ROA guidance: 1.05% (FY26E) → 1.15% (FY27E) → 1.4% (FY28E)
Valuation Inexpensive Despite Track Record
Despite improving profitability and ROA > 1%, South Indian Bank trades at:
5.7x FY26E P/E
0.74x TTM P/BV
Earnings yield ~17%+ – undervalued vs cost of capital or PSU/old private peers
At these levels, the market does not fully price:
Operating leverage from productivity gains
Mix shift towards higher-yield secured retail loans
Stable asset quality and capital adequacy (CAR: 19.48%, Tier-1: 18.25%)
Optionality Without Structural Rebuild
Clean-up is behind: asset quality solid (Net NPA 0.68%), provisioning healthy (PCR >88%)
Growth levers in place: tech stack, digital MSME journeys, product/process-led distribution
High CASA share from NR base (30%+ NR deposits) ensures cost of funds advantage
Upside could come from:
Momentum in MSME/gold loans
ROA approaching 1.4% by FY28
Modest re-rating in P/BV (0.7× → 1.0x) as earnings compound
7.3 Risk at Current Valuation
Execution Risk in Composition of Growth
PAT growth is modeled on ROA improvement, not balance sheet expansion:
Asset growth assumption is conservative (static at ₹1.27L Cr)
Slower credit growth could still meet PAT guidance — but it requires:
Yield improvement via mix shift (gold/MSME/LAP)
Cost control and fee income support
MSME and retail scale-up still in early innings, despite strong Q1 trends.

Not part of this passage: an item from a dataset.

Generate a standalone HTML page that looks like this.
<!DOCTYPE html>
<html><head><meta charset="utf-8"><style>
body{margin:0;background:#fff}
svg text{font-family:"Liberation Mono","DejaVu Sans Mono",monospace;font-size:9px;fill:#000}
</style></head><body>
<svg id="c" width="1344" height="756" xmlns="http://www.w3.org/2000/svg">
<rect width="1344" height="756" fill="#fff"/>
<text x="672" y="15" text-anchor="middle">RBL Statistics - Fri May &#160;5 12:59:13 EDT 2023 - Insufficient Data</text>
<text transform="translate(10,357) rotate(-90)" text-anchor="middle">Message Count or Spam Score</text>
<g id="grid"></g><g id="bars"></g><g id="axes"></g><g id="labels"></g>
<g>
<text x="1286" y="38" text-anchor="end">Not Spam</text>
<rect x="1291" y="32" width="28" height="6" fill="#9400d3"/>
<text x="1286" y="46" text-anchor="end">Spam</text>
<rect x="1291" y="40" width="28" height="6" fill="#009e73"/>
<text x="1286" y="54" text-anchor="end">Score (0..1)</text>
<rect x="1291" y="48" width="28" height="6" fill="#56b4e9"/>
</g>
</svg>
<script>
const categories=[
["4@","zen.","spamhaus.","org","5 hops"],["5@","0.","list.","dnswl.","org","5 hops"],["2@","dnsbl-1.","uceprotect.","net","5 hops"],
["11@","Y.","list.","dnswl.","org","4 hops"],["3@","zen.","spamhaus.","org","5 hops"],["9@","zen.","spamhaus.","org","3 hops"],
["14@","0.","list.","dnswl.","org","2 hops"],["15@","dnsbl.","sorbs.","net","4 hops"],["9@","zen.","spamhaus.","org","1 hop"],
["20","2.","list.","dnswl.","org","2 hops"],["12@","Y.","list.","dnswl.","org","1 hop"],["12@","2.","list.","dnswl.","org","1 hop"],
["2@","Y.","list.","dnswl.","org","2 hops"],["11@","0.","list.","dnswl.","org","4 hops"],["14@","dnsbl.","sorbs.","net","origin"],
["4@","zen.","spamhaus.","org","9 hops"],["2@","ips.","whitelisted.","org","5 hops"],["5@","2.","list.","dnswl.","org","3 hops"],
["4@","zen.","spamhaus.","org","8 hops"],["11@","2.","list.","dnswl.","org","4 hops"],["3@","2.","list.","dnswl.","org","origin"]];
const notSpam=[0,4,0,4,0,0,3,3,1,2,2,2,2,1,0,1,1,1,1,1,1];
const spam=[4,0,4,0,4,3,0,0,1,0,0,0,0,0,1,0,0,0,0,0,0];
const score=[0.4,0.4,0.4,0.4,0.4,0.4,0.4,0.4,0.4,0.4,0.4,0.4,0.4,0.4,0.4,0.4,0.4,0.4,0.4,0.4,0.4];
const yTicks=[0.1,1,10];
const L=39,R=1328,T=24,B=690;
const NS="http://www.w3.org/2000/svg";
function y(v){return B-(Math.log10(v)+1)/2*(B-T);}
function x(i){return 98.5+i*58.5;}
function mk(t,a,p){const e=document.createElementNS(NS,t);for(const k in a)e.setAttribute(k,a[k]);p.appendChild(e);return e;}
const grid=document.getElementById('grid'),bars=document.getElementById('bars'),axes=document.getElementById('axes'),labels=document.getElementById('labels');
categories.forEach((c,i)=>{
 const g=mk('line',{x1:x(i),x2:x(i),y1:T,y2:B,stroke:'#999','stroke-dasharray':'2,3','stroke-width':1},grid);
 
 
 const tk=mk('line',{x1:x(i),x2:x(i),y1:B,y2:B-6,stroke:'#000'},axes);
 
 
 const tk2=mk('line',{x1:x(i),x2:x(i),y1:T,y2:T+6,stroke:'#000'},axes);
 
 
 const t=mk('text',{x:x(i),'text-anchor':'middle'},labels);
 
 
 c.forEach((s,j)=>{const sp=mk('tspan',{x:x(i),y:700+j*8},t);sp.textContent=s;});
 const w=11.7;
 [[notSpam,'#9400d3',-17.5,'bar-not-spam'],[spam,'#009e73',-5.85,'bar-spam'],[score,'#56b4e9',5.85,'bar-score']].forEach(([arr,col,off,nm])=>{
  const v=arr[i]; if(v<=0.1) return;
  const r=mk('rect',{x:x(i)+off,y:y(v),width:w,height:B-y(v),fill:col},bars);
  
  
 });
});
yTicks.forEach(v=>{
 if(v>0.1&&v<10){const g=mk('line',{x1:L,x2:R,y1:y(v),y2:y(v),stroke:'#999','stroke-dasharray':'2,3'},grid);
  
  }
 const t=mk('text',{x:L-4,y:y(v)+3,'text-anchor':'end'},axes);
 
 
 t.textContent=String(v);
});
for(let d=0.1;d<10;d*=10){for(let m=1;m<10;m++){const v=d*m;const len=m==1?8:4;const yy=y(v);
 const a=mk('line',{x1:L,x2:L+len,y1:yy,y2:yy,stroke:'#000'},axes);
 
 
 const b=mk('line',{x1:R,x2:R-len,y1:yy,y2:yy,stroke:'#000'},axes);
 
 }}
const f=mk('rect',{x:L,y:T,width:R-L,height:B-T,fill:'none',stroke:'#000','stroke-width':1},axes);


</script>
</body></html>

Valuation Isn’t Demanding — But Assumes Steady Execution
At 5.3x–5.7x forward P/E and 0.74x P/BV:
Stock is not pricing in breakout — but assumes no slip-ups either
Any drag in MSME momentum, margin compression, or system slippage could delay ROA lift
Capital Comfort Exists, but Monitoring Required
Capital levels are robust for now (Tier 1 >18%), and no dilution is expected near term
But:
Loan growth or branch scale-up may eventually need capital infusion
Any equity issuance could dilute P/B accretion, unless offset by higher ROA
South Indian Bank offers compounding-led upside with valuation comfort.
While the bank is not in breakout territory yet, it is quietly executing a ROA-driven transformation.
At current valuation, optionalities around multiple re-rating exist — without requiring heroic assumptions.